** Start Listed records **

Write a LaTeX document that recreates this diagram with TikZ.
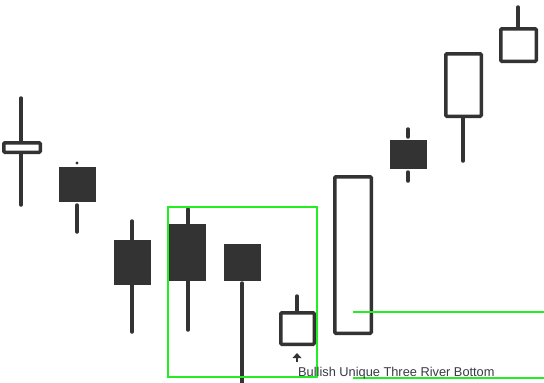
\documentclass[tikz,border=0pt]{standalone}
\usepackage{fontspec}
\setmainfont{Liberation Sans}
\definecolor{cdark}{HTML}{333333}
\definecolor{ctext}{HTML}{3A3A48}
\definecolor{cgreen}{HTML}{22EE22}
\begin{document}
\begin{tikzpicture}[x=1pt,y=-1pt,
  wick/.style={draw=cdark,line width=3.5pt,line cap=round},
  darkbody/.style={fill=cdark},
  hollowbody/.style={draw=cdark,fill=white,line width=3.5pt,rounded corners=1pt},
  marker/.style={draw=cgreen,line width=1.5pt}]
\useasboundingbox[fill=white] (0,0) rectangle (544,383);
% candle 1
\draw[wick] (21,98) -- (21,205);
\draw[hollowbody] (3.75,142.75) rectangle (40.25,152.25);
% candle 2
\fill[cdark] (77,163) circle (1.6);
\draw[wick] (77,205) -- (77,232);
\fill[darkbody] (59,167) rectangle (96,202);
% candle 3
\draw[wick] (132,221) -- (132,332);
\fill[darkbody] (114,240) rectangle (151,285);
% candle 4
\draw[wick] (188,209) -- (188,330);
\fill[darkbody] (169,224) rectangle (206,281);
% candle 5
\draw[wick] (242,283) -- (242,384);
\fill[darkbody] (224,244) rectangle (261,281);
% candle 6
\draw[wick] (297,296) -- (297,312);
\draw[hollowbody] (280.75,312.75) rectangle (314.25,344.25);
% arrow
\fill[cdark] (297,353) -- (301.5,358) -- (292.5,358) -- cycle;
\draw[cdark,line width=2pt] (297,357) -- (297,361.5);
% candle 7
\draw[hollowbody] (334.75,176.75) rectangle (371.25,333.25);
% candle 8
\draw[wick] (408,129) -- (408,137);
\draw[wick] (408,172) -- (408,181);
\fill[darkbody] (390,140) rectangle (427,169);
% candle 9
\draw[wick] (463,118) -- (463,161);
\draw[hollowbody] (445.75,53.75) rectangle (481.25,116.25);
% candle 10
\draw[wick] (518,7) -- (518,28);
\draw[hollowbody] (500.75,28.75) rectangle (536.25,61.25);
% pattern markers
\draw[marker] (168,207) rectangle (317,377);
\coordinate (l1a) at (353,312);
\coordinate (l1b) at (544,312);
\coordinate (l2a) at (353,378);
\coordinate (l2b) at (544,378);
\draw[marker] (l1a) -- (l1b);
\draw[marker] (l2a) -- (l2b);
\node[anchor=base west,inner sep=0pt,text=ctext,font=\fontsize{12.8}{13}\selectfont] (lbl) at (298,376) {Bullish Unique Three River Bottom};
\end{tikzpicture}
\end{document}
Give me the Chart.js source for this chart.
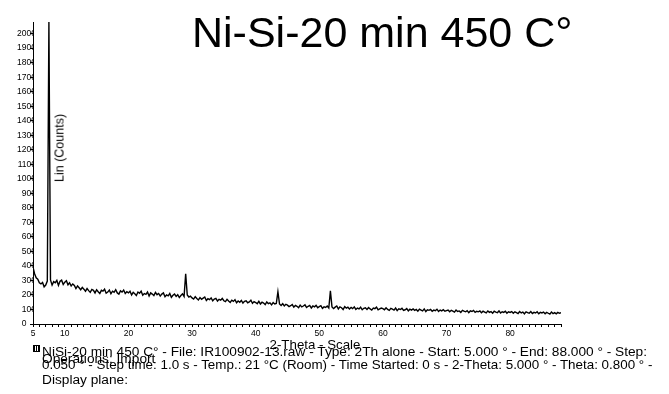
<!DOCTYPE html>
<html>
<head>
<meta charset="utf-8">
<script src="https://cdn.jsdelivr.net/npm/chart.js@4.4.1/dist/chart.umd.min.js"></script>
<style>
  body { margin: 0; background: #fff; }
  #wrap { position: relative; width: 669px; height: 394px; font-family: "Liberation Sans", Arial, sans-serif; color: #000; }
  #xrd { position: absolute; left: 0; top: 0; }
  .t { position: absolute; white-space: nowrap; }
  #title { left: 192px; top: 11px; font-size: 43px; line-height: 43px; }
  #ylab { left: 60px; top: 148px; font-size: 12.5px; line-height: 13px; transform: translate(-50%, -50%) rotate(-90deg); }
  #xlab { left: 315px; top: 338px; font-size: 13.3px; line-height: 13px; transform: translateX(-50%); }
  #icon { position: absolute; left: 33px; top: 345px; width: 5px; height: 5px; border: 1px solid #000; background: repeating-linear-gradient(90deg, #000 0 1px, #fff 1px 2px); }
  .f { left: 42px; font-size: 13.7px; line-height: 13px; }
</style>
</head>
<body>
<div id="wrap">
  <canvas id="xrd" width="669" height="394"></canvas>
  <div class="t" id="title">Ni-Si-20 min 450 C°</div>
  <div class="t" id="ylab">Lin (Counts)</div>
  <div class="t" id="xlab">2-Theta - Scale</div>
  <div id="icon"></div>
  <div class="t f" style="top:345px">NiSi-20 min 450 C° - File: IR100902-13.raw - Type: 2Th alone - Start: 5.000 ° - End: 88.000 ° - Step:</div>
  <div class="t f" style="top:352px">Operations: Import</div>
  <div class="t f" style="top:358px; font-size:13.4px">0.050 ° - Step time: 1.0 s - Temp.: 21 °C (Room) - Time Started: 0 s - 2-Theta: 5.000 ° - Theta: 0.800 ° -</div>
  <div class="t f" style="top:373px">Display plane:</div>
</div>
<script>
// scan settings (2-theta, degrees)
const scanStart = 5;
const scanEnd = 88;
const scanStep = 0.25;

// intensity, one value per step from 5.00 to 88.00
const counts = [
  392, 346, 318, 308, 284, 276, 286, 256, 268, 296, 2080, 304, 268, 292, 284, 300, 266, 294, 302, 272,
  288, 298, 270, 284, 262, 276, 266, 244, 262, 250, 236, 252, 240, 226, 244, 230, 218, 238, 232, 214,
  236, 222, 210, 232, 226, 240, 212, 220, 234, 208, 226, 218, 236, 214, 206, 228, 220, 234, 210, 222,
  214, 226, 200, 218, 208, 196, 220, 212, 226, 198, 210, 204, 220, 192, 214, 206, 196, 218, 202, 210,
  192, 206, 214, 188, 200, 194, 210, 184, 198, 206, 190, 202, 182, 196, 208, 190, 345, 200, 186, 192,
  180, 172, 188, 176, 166, 182, 170, 178, 186, 162, 174, 168, 180, 160, 172, 176, 158, 170, 164, 176,
  160, 154, 170, 158, 148, 164, 156, 168, 146, 158, 150, 162, 144, 156, 160, 146, 152, 164, 142, 154,
  148, 140, 156, 138, 150, 144, 134, 152, 140, 146, 132, 148, 138, 142, 222, 138, 128, 140, 124, 136,
  130, 120, 126, 134, 116, 128, 122, 112, 130, 118, 124, 132, 114, 122, 128, 110, 124, 118, 128, 112,
  120, 126, 108, 118, 114, 124, 110, 228, 118, 106, 116, 124, 104, 118, 112, 100, 120, 110, 116, 104,
  114, 106, 118, 100, 110, 104, 116, 98, 108, 112, 100, 114, 104, 96, 110, 106, 116, 98, 104, 110,
  106, 98, 112, 100, 94, 108, 102, 96, 110, 92, 104, 100, 108, 94, 98, 106, 90, 102, 96, 104,
  94, 100, 88, 102, 96, 90, 104, 86, 98, 94, 100, 88, 96, 92, 102, 86, 96, 90, 98, 88,
  92, 96, 84, 94, 88, 82, 96, 86, 90, 80, 94, 88, 84, 92, 78, 90, 86, 94, 80, 88,
  84, 90, 78, 88, 82, 76, 90, 80, 86, 74, 88, 82, 78, 90, 76, 84, 80, 88, 74, 84,
  80, 86, 74, 84, 78, 72, 86, 76, 82, 70, 84, 78, 74, 86, 72, 80, 76, 84, 70, 80,
  76, 82, 70, 80, 74, 68, 82, 72, 78, 70, 80, 74, 78
];

// axis ticks
const xLabelled = [5, 10, 20, 30, 40, 50, 60, 70, 80];
const yMax = 2080;
const yStep = 100;

const points = counts.map((c, i) => ({ x: scanStart + i * scanStep, y: c }));
const tickFont = { family: 'Liberation Sans', size: 8.5 };

const ctx = document.getElementById('xrd').getContext('2d');
new Chart(ctx, {
    type: 'line',
    data: {
        datasets: [{
            data: points,
            borderColor: '#000',
            borderWidth: 1.4,
            pointRadius: 0,
            tension: 0
        }]
    },
    options: {
        responsive: false,
        animation: false,
        layout: { padding: { left: 0, right: 108, top: 22, bottom: 0 } },
        plugins: { legend: { display: false }, tooltip: { enabled: false } },
        scales: {
            x: {
                type: 'linear',
                min: scanStart,
                max: scanEnd,
                afterFit: s => { s.height = 70; },
                border: { color: '#000', width: 1 },
                grid: { drawOnChartArea: false, color: '#000', tickLength: 3 },
                ticks: {
                    stepSize: 1,
                    autoSkip: false,
                    maxRotation: 0,
                    padding: 2,
                    color: '#000',
                    font: tickFont,
                    callback: v => xLabelled.includes(v) ? String(v) : ''
                }
            },
            y: {
                min: 0,
                max: yMax,
                afterFit: s => { s.width = 33; },
                border: { color: '#000', width: 1 },
                grid: { drawOnChartArea: false, color: '#000', tickLength: 3 },
                ticks: {
                    stepSize: yStep,
                    includeBounds: false,
                    padding: -6,
                    color: '#000',
                    font: tickFont,
                    // the zero sits a little further left in the original
                    callback: v => v === 0 ? '0    ' : String(v)
                }
            }
        }
    }
});
</script>
</body>
</html>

** End Listed records **

Across the records above, count the lines holding "this" and reply with that number alone.

2